Class Imbalance
How class imbalance affects the learning process.
Things that we already know:
A Theoretical Analysis of the Learning Dynamics under Class Imbalance, Emanuele Francazi, Marco Baity-Jesi, Aurelien Lucchi, ICML 2023 [Conference paper ] [arXiv link][5-minutes talk ] [GitHub project page]
We present a theoretical analysis of how class imbalance affects (S)GD and its variants, proving convergence and identifying conditions for improved per-class performance, highlighting how imbalance affects GD and SGD differently.
Some of the questions we want to address:
Imbalance in multi-class problems:
While in the binary case the level of imbalance in a dataset can be quantified in a simple way, when multiple classes are present, extending the definition is nontrivial. Finding an appropriate measure would make it possible to set an unambiguous scale for quantifying imbalance, facilitating comparison between different works
An efficient solution to counter class imbalance in SGD:
our analysis sheds light on how class imbalance impacts SGD dynamics. However, the solution proposed in the paper is for didactic purposes only, and not efficient in practice. Once the effects induced by class imbalance are understood, the natural next step is to use this knowledge to formulate a (practically usable) solution to the problem.

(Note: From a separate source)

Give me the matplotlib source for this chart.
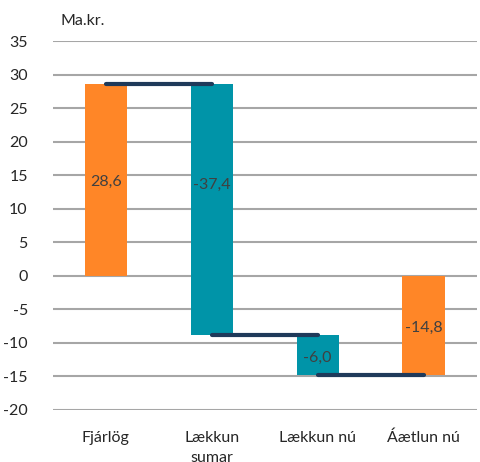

Distinguish Class Imbalance from Data Scarcity:
Real datasets are often affected by Class Imbalance; however, in many cases this condition is combined with a data scarcity for the minority class. These represent two different sources of difficulty for the learning process: being able to distinguish the impact of class imbalance from that coming from data scarcity would facilitate, for example, the connection between theoretical results (unaffected by data scarcity) and empirical observations.